YARALANANLAR GALAYA KATILACAK
Galaya, 5 Haziran Katliamı’nda yaralananlar, 10 Ekim Ankara Gar Katliamı’nda yaralananlar ve Suruç Katliamı’nda yaralananlar ile yaşamını yitirenlerin aileleri katılacak.
‘HAYALİMİZE KAN BULAŞTI’
Katliam sırasında Suruç’ta bulunan Rojda Barış (26), 20 Temmuz’da Diyarbakır’dan Suruç’a giderek diğer düş yolcuları gibi savaşın yaşandığı coğrafyaya umut götürmek isteyenlerden biri olduğunu söyledi. Yola çıkarken çok farklı hayallerinin olduğunu ifade eden Barış, Kobani’deki çocuklara ulaşıp onlara oyuncaklar götürmek ve bölgenin genel itibariyle savaştan kalan kalıntılarını kendilerince ucundan tutarak değiştirip dönüştürmeye çalışacaklarını kaydetti. Yolculuklarının hayal ettikleri gibi olmadığını aktaran Barış, aksine hayallerine kan bulaştığını dile getirdi. Suruç’ta 33 kişinin yaşamını yitirdiğini hatırlatan Barış, yaşamını yitiren 33 kişi ile birlikte kendi yaşamlarında da birçok şeyi kaybettiklerini dile getirdi.
‘TANIKLARDAN BİRİYİM’
Diyarbakır İstasyon Meydanı’nda 5 Haziran’da yaşanan saldırı sırasında meydanda olduğunu hatırlatan Barış, korkularını yenmek ve biraz da olsa umut taşıyabilmek için Suruç’a gittiğini belirtti. Suruç’ta da yaşanan katliamdan sonra yine aynı umutla barışı haykırmak için Ankara’ya gittiğini ifade eden Barış, Gar Meydanı’nda yaşanan saldırıyı hatırlattı. Bu topraklarda savaşın izini silmeye çalıştıklarını aktaran Barış, yaşanan her bir saldırının kendisinden bir şeyler götürdüğün anlattı. Çekilen belgeselle kendisinden gidenleri toplamaya başlayacağına inandığını ifade eden Barış, “Bu ülkede yaşanan birçok katliam ve soykırım okudum. Bire bir içinde olmakla izlemek ya da okumak arasında tabi de fark var. Bu defa içindeyim. Tanıklarından biriyim” dedi.

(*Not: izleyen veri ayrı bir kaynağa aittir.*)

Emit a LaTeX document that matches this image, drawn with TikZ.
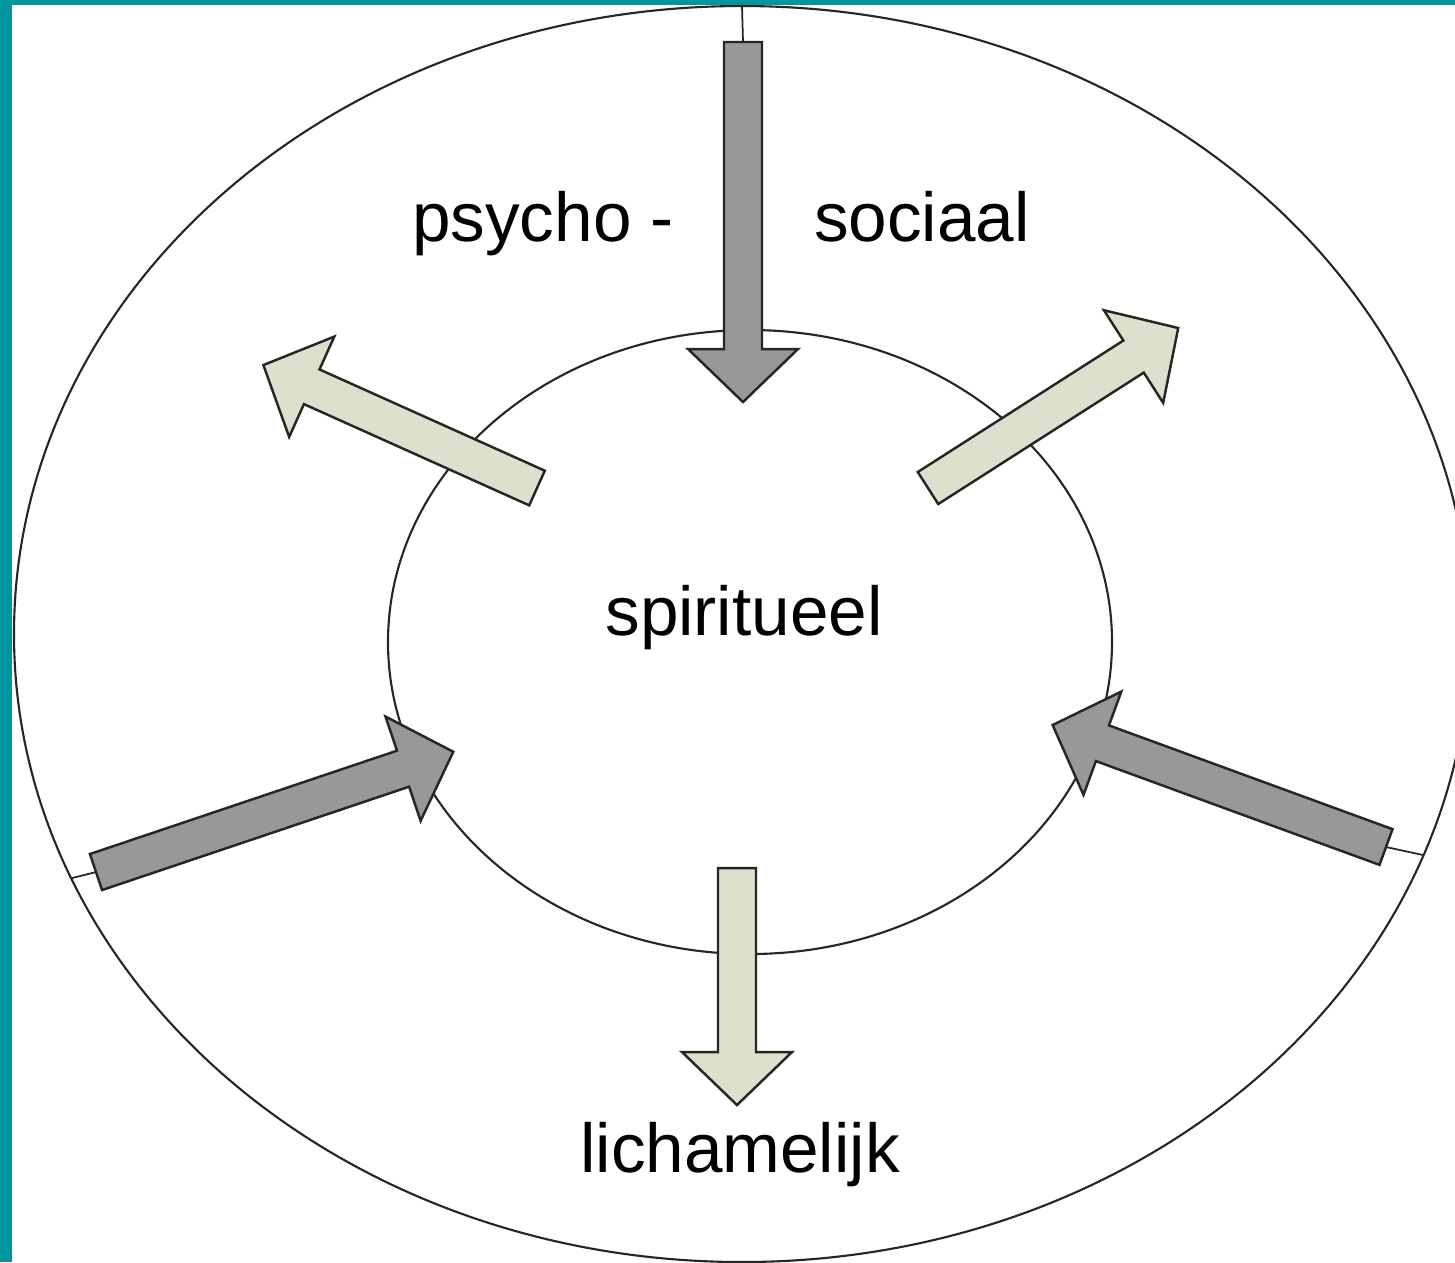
\documentclass[tikz,border=0pt]{standalone}
\usepackage{fontspec}
\setmainfont{Liberation Sans}
\usepackage{tikz}
\usetikzlibrary{calc}
\definecolor{frameteal}{RGB}{0,150,158}
\definecolor{arrowdark}{RGB}{152,152,152}
\definecolor{arrowlight}{RGB}{221,224,204}
\tikzset{
  ring/.style={draw=black!85,line width=0.6pt},
  darkarrow/.style={draw=black!85,line width=0.7pt,fill=arrowdark},
  lightarrow/.style={draw=black!85,line width=0.7pt,fill=arrowlight},
  link/.style={draw=black!85,line width=0.5pt},
  label/.style={font=\fontsize{19.7}{24}\selectfont,anchor=base,inner sep=0pt}
}
% block arrow: name of tail, style, tail point, angle, length
\newcommand{\blockarrow}[5]{%
  \begin{scope}[shift={#3},rotate=#4]
    \draw[#2] (0,-19) -- ({#5-53},-19) -- ({#5-53},-55) -- (#5,0)
      -- ({#5-53},55) -- ({#5-53},19) -- (0,19) -- cycle;
    \coordinate (#1) at (0,0);
  \end{scope}}

\begin{document}
\begin{tikzpicture}[x=0.01cm,y=-0.01cm]
        \useasboundingbox (0,0) rectangle (1455,1262);
        \fill[frameteal] (0,0) rectangle (1455,1262);
        \fill[white] (12,5) rectangle (1455,1262);
        \clip (12,5) rectangle (1455,1262);
        % rings
        \draw[ring] (742,634) ellipse [x radius=728,y radius=628];
        \draw[ring] (750,642) ellipse [x radius=362,y radius=312];
        \coordinate (outertop) at (742,6);
        \coordinate (outerleft) at (72,878);
        \coordinate (outerright) at (1423,855);
        % arrows in
        \blockarrow{tailtop}{darkarrow}{(743,42)}{-90}{360}
        \blockarrow{tailleft}{darkarrow}{(96,872)}{18.6}{377}
        \blockarrow{tailright}{darkarrow}{(1386,847)}{159.9}{355}
        % arrows out
        \blockarrow{tailul}{lightarrow}{(537,488)}{155.8}{300}
        \blockarrow{tailur}{lightarrow}{(928,488)}{32.6}{297}
        \blockarrow{tailbottom}{lightarrow}{(737,868)}{-90}{237}
        \draw[link] (outertop) -- (tailtop);
        \draw[link] (outerleft) -- (tailleft);
        \draw[link] (outerright) -- (tailright);
        % labels
        \node[label] (psycho) at (543,241) {psycho -};
        \node[label] (sociaal) at (922,241) {sociaal};
        \node[label] (spiritueel) at (744,635) {spiritueel};
        \node[label] (lichamelijk) at (740,1172) {lichamelijk};
      \end{tikzpicture}
\end{document}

‘BARIŞI 33 DÜŞ YOLCUSUNUN YOLDAŞLARI GETİRECEK’
Yapımı 4 yıl süren ve Suruç’a gidenleri anlatan “Gitmek” belgeselinin Diyarbakır’da galasının yapılmasının önemli olduğunu vurgulayan Barış, 5 Haziran saldırısını yaşamış tüm Diyarbakırlıları yanlarında görmek istediğini ifade etti. Barış, “Belgeselde birçok uzvunu kaydeden, kanı o yaprağa bulaşan, canını feda eden yoldaşlarımızın aileleri olacak. Onları dinlemek bir nebzede olsa onların yanında olduğumuzu hissettirecek. Her şeye inat tüm savaşa katliama rağmen umut dağıtmaya devam etmek istiyoruz. Yıllar geçse de bu ülkeye barışı 33 duş yolcusunun yoldaşları getirecek” diye konuştu.

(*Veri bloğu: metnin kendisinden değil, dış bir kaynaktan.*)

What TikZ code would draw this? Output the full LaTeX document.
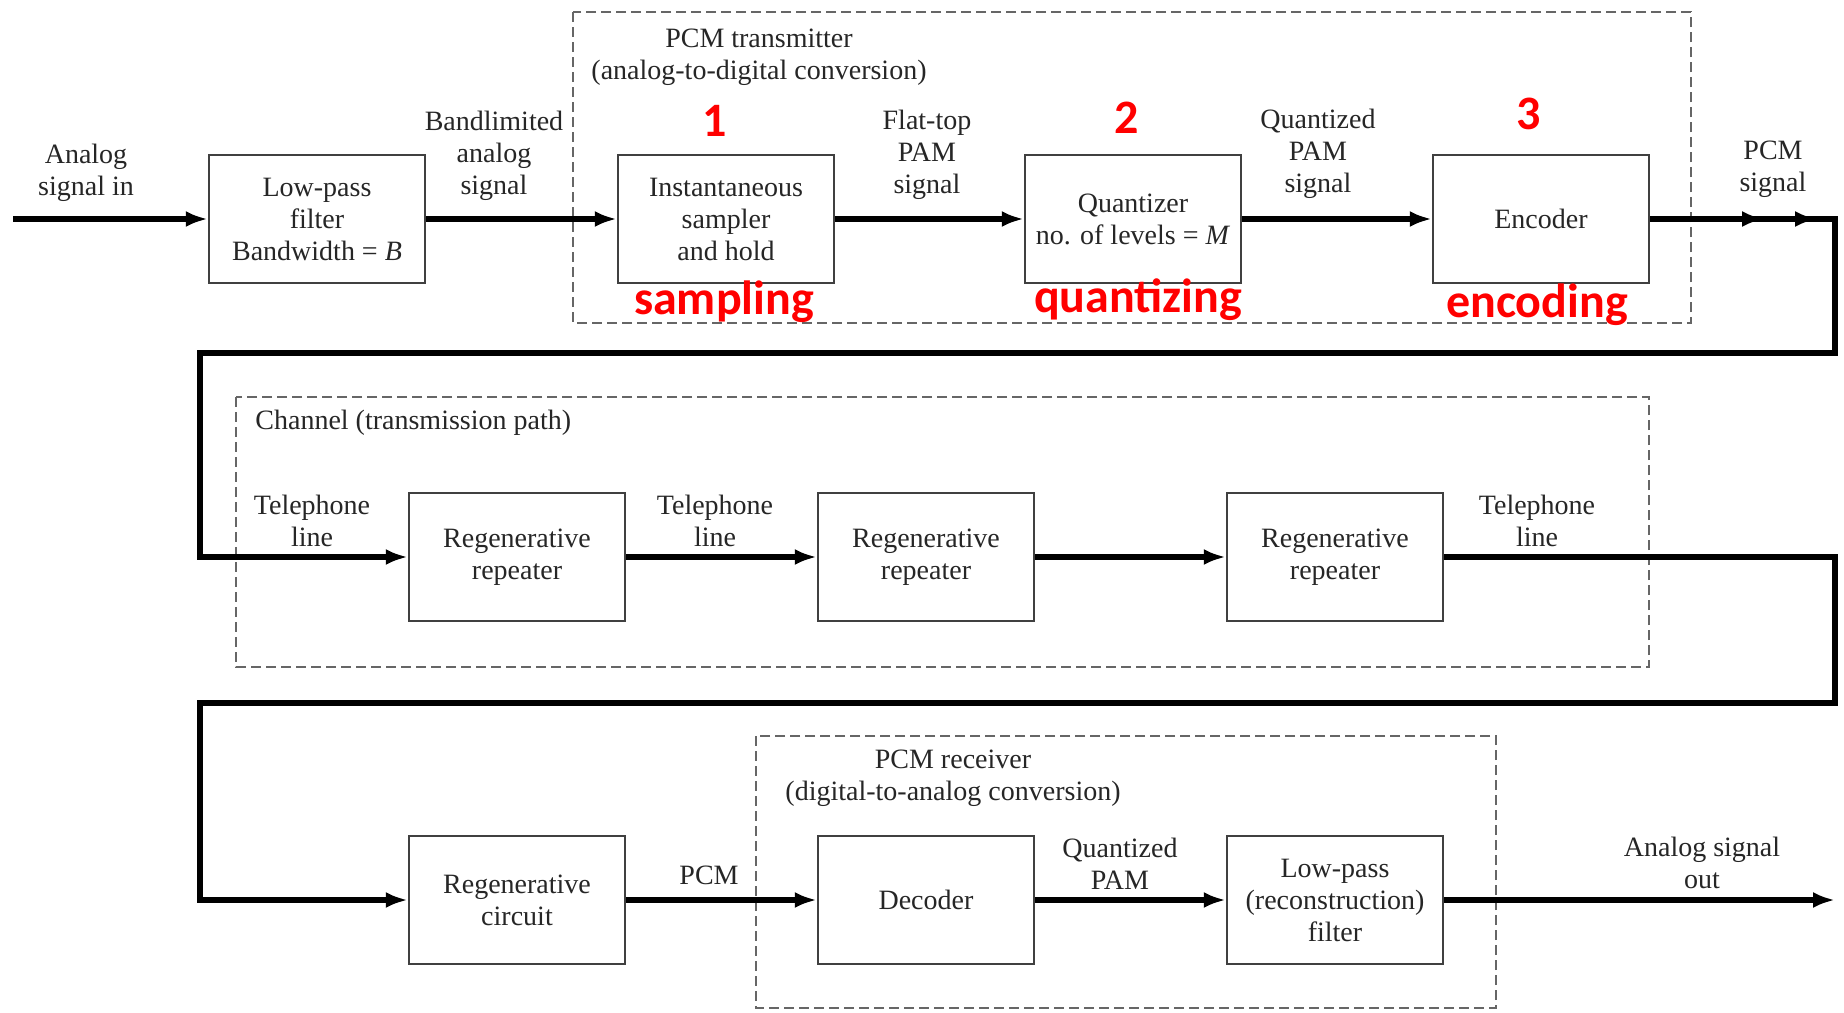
\documentclass[tikz,border=0pt]{standalone}
\usepackage{fontspec}
\setmainfont{Liberation Serif}
\newfontfamily\redfont{Carlito}
\usetikzlibrary{arrows.meta}
\begin{document}
\begin{tikzpicture}[x=0.5pt,y=-0.5pt,
  blk/.style={draw=black!75,line width=1.2pt,minimum width=108pt,minimum height=64pt,
    align=center,inner sep=2pt,font=\fontsize{14}{16}\selectfont,text=black!85},
  lbl/.style={align=center,font=\fontsize{14}{16}\selectfont,text=black!85,inner sep=1pt},
  redlbl/.style={text=red,font=\redfont\bfseries\fontsize{24}{28}\selectfont,inner sep=0pt},
  grp/.style={draw=black!60,line width=0.9pt,dash pattern=on 5pt off 2.5pt},
  flow/.style={line width=2.6pt,-{Latex[length=11pt,width=8pt]}},
  wire/.style={line width=2.6pt}]
\useasboundingbox[fill=white] (0,0) rectangle (1844,1013);

% group frames
\draw[grp] (573,12) rectangle (1691,323);
\draw[grp] (236,397) rectangle (1649,667);
\draw[grp] (756,736) rectangle (1496,1008);

% row 1
\coordinate (in) at (13,219);
\node[blk] (lpf) at (317,219) {Low-pass\\filter\\Bandwidth = \textit{B}};
\node[blk] (smp) at (726,219) {Instantaneous\\sampler\\and hold};
\node[blk] (qnt) at (1133,219) {Quantizer\\no. of levels = \textit{M}};
\node[blk] (enc) at (1541,219) {Encoder};

\node[lbl] (lin) at (86,173) {Analog\\signal in};
\node[lbl] (lbw) at (494,156) {Bandlimited\\analog\\signal};
\node[lbl] (lft) at (927,155) {Flat-top\\PAM\\signal};
\node[lbl] (lqp) at (1318,154) {Quantized\\PAM\\signal};
\node[lbl] (lpcm) at (1773,169) {PCM\\signal};
\node[lbl] (ttx) at (759,57) {PCM transmitter\\(analog-to-digital conversion)};

\node[redlbl] (n1) at (715,121) {1};
\node[redlbl] (n2) at (1127,118) {2};
\node[redlbl] (n3) at (1529,114) {3};
\node[redlbl] (s1) at (724,302) {sampling};
\node[redlbl] (s2) at (1138,300) {quantizing};
\node[redlbl] (s3) at (1537,305) {encoding};

\draw[flow] (in) -- (lpf.west);
\draw[flow] (lpf.east) -- (smp.west);
\draw[flow] (smp.east) -- (qnt.west);
\draw[flow] (qnt.east) -- (enc.west);

% row 2
\node[blk] (rp1) at (517,557) {Regenerative\\repeater};
\node[blk] (rp2) at (926,557) {Regenerative\\repeater};
\node[blk] (rp3) at (1335,557) {Regenerative\\repeater};
\node[lbl,anchor=west] (tch) at (253,423) {Channel (transmission path)};
\node[lbl] (tl1) at (312,521) {Telephone\\line};
\node[lbl] (tl2) at (715,521) {Telephone\\line};
\node[lbl] (tl3) at (1537,521) {Telephone\\line};

\coordinate (t1) at (1764,219);
\coordinate (t2) at (1817,219);
\coordinate (c1) at (1835,219);
\coordinate (c2) at (1835,353);
\coordinate (c3) at (200,353);
\draw[wire] (enc.east) -- (c1);
\draw[flow] (enc.east) -- (t1);
\draw[flow] (t1) -- (t2);
\draw[flow] (t2) -- (c1) -- (c2) -- (c3) |- (rp1.west);
\draw[flow] (rp1.east) -- (rp2.west);
\draw[flow] (rp2.east) -- (rp3.west);

% row 3
\node[blk] (rgc) at (517,900) {Regenerative\\circuit};
\node[blk] (dec) at (926,900) {Decoder};
\node[blk] (lp2) at (1335,900) {Low-pass\\(reconstruction)\\filter};
\node[lbl] (trx) at (953,778) {PCM receiver\\(digital-to-analog conversion)};
\node[lbl] (lp) at (709,875) {PCM};
\node[lbl] (lqp2) at (1120,864) {Quantized\\PAM};
\node[lbl] (lout) at (1702,863) {Analog signal\\out};

\coordinate (d1) at (1835,557);
\coordinate (d2) at (1835,703);
\coordinate (d3) at (200,703);
\coordinate (out) at (1835,900);
\draw[flow] (rp3.east) -- (d1) -- (d2) -- (d3) |- (rgc.west);
\draw[flow] (rgc.east) -- (dec.west);
\draw[flow] (dec.east) -- (lp2.west);
\draw[flow] (lp2.east) -- (out);
\end{tikzpicture}
\end{document}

‘KOBANE’Yİ YENİDEN İNŞA İÇİN YOLA ÇIKMIŞTIK’
Aynı katliamda yaralı olarak kurtulanlardan Sevdet Acar (26) da, DAİŞ çetelerinin vahşetinden, en büyük yarayı çocukların aldığına dikkat çekti. İlk önce çocuklara sarılmak ve onlara yakın olmanın gerekli olduğunu belirten Acar, bu ihtiyaçtan dolayı bir kampanya başlatıldığını ve SGDF’lilerin Türkiye ve Kürdistan’ın dört bir yanından Kobane’yi yeniden inşa için yola çıktığını hatırlattı.

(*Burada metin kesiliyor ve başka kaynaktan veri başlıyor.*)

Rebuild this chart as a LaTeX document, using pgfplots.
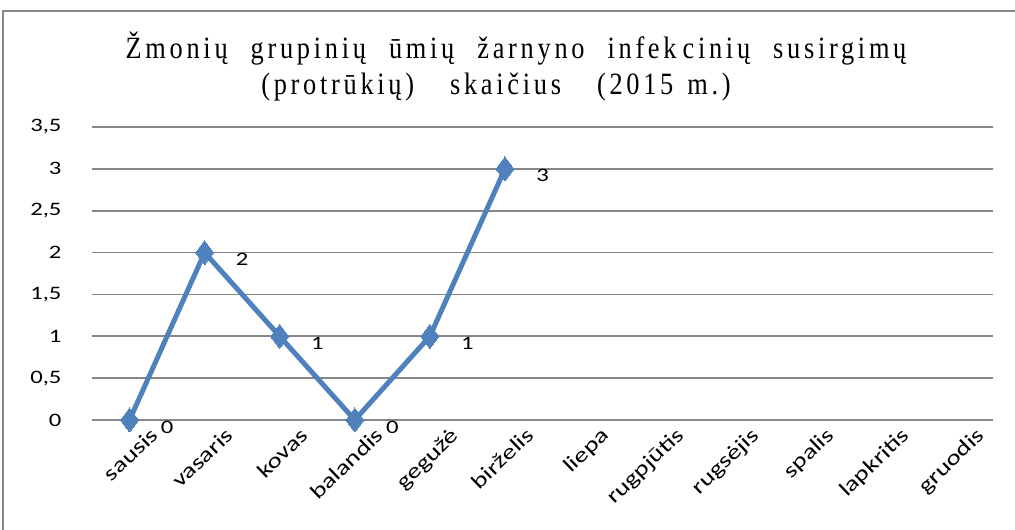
\documentclass[border=0pt]{standalone}
\usepackage{pgfplots}
\pgfplotsset{compat=1.18}
\usepackage{fontspec}
\setmainfont[FakeStretch=1.3]{Carlito}
\newfontfamily\titlefont[FakeStretch=0.85,LetterSpace=12]{Liberation Serif}
\definecolor{serblue}{HTML}{4F81BD}
\definecolor{gridgray}{HTML}{878787}
\begin{document}
\begin{tikzpicture}[x=1pt,y=1pt]
\path[use as bounding box] (0,0) rectangle (1015,530);
\draw[gridgray, line width=1.8pt] (3,-2) -- (3,519) -- (1017,519);
\node[align=center, font=\titlefont\fontsize{31}{36}\selectfont] at (516,464)
  {Žmonių\hspace{23pt}grupinių\hspace{23pt}ūmių\hspace{23pt}žarnyno\hspace{23pt}infek\hspace{6pt}cinių\hspace{23pt}susirgimų\\(protrūkių)\hspace{36pt}skaičius\hspace{36pt}(2015\hspace{14pt}m.)\hspace*{40pt}};
\begin{axis}[
  at={(92pt,110pt)}, anchor=south west,
  scale only axis, width=901pt, height=293pt,
  xmin=-0.5, xmax=11.5, ymin=0, ymax=3.5,
  ytick={0,0.5,...,3.5},
  xtick={0,...,11},
  xticklabels={sausis,vasaris,kovas,balandis,gegužė,birželis,liepa,rugpjūtis,rugsėjis,spalis,lapkritis,gruodis},
  x tick label style={rotate=44, anchor=north east, font=\fontsize{21}{22}\selectfont, inner sep=0pt, xshift=10pt, yshift=-18pt},
  y tick label style={font=\fontsize{19}{22}\selectfont, xshift=-27pt},
  /pgf/number format/assume math mode=true,
  /pgf/number format/use comma,
  yticklabel style={/pgf/number format/fixed},
  ymajorgrids, grid style={gridgray, line width=1.6pt},
  axis line style={draw=none},
  major tick length=0pt,
  clip=false,
]
\addplot[serblue, line width=5pt, mark=diamond*, mark size=12pt,
  mark options={fill=serblue, draw=serblue, line width=0pt},
  nodes near coords, point meta=explicit symbolic,
  every node near coord/.style={anchor=west, font=\fontsize{19}{22}\selectfont, black, xshift=28pt, yshift=-7pt}]
  coordinates {(0,0)[0] (1,2)[2] (2,1)[1] (3,0)[0] (4,1)[1] (5,3)[3]};
\end{axis}
\end{tikzpicture}
\end{document}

‘ROJAVALI KARDEŞLERİM İÇİN GİTMELİYİM’
“Rojavalı kardeşlerim için gitmeliyim…” diyen Acar, 20 Temmuz sabahı Diyarbakır’dan düş yolcusu arkadaşlarıyla birlikte Suruç’a doğru yola çıktıklarını ifade etti. Acar, “Suruç’a vardık, Amara Kültür Merkezi’nde herkes heyecanlı, mutlu, umutluydu. Polen’i, Ezgi’yi, Cebrail’i, Medali’yi, Veysel’i bütün arkadaşlarımı o güzel ortamda belki 20, belki 30 dakika görebildim ve öyle kaldılar aklımda. Sonrası yok… Bildiğim; şu an aldığım nefes sağımızdaki arkadaşlarımın nefesi. O bahçeden geriye kalan bizlere bedenleri siper oldu” diyerek o güne dair düşüncelerini dile getirdi.
‘GALADA BULUŞALIM’
33 düş yolcusunun gittiği yolun belgeselle anlatıldığına dikkat çeken Açar, şunları söyledi: “2015 yılından buyana bizden koparılan bütün yoldaşlarımızı, kardeşlerimizi, dostlarımızı ve onların gittiği yolu anlatıyor Gitmek belgeseli. Bizi aynı acılarda ortaklaştıran bu zalimlerin sistemine karşı hep birlikte olduğumuzu göstermek için 29 Haziran’da 33 düş yolcusunun anısına kameraya alınan Gitmek filminin Diyarbakır’daki galasında yan yana olalım.”